Well, yes, you can guess… Justice Gorsuch writes solo, here to cast shade on the Court’s 7-2 opinion in Missouri v. Hunter. Now, perhaps one might prefer Justice Marshall’s Hunter dissent, which covers the same ground as Gorsuch. But then it didn’t convince Justice Brennan or the other six who decided otherwise, so… I’m not sure what is different now. And Hunter is defensible; as the Court stated in Green v. United States, 355 U.S. 184 (1957), “The underlying idea [of double jeopardy], one that is deeply ingrained in at least the Anglo-American system of jurisprudence, is that the State, with all its resources and power, should not be allowed to make repeated attempts to convict an individual for an alleged offense, thereby subjecting him to embarrassment, expense and ordeal and compelling him to live in a continuing state of anxiety and insecurity, as well as enhancing the possibility that, even though innocent, he may be found guilty” (emphasis added). The amount of punishment in a single trial tends to sound (maybe) in Cruel and Unusual Punishment. The primary concern in double jeopardy is serial prosecutions.
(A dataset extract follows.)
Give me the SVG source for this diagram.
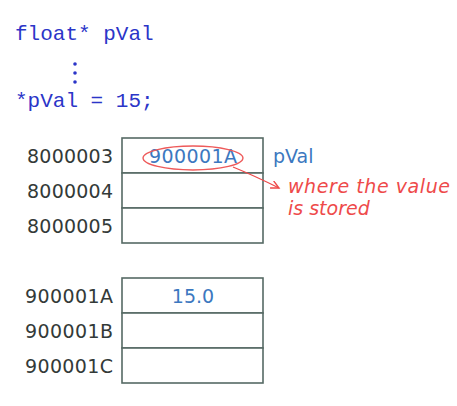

Still, Gorsuch threw down the gauntlet, declaring a decision on the issue not before the Barrett Court: “Today, to be sure, the Court has no occasion to tangle with any of this. … But … Barrett really was charged twice for one offense. He really was convicted twice. Before our intervention, he really was set to be criminally punished twice. And whatever Congress might or might not intend, that is double jeopardy.”

Well, not to the Hunter Court. But, you know… seven Justices writing an opinion for the Court there… Justice Gorsuch dicta here.  Who can say?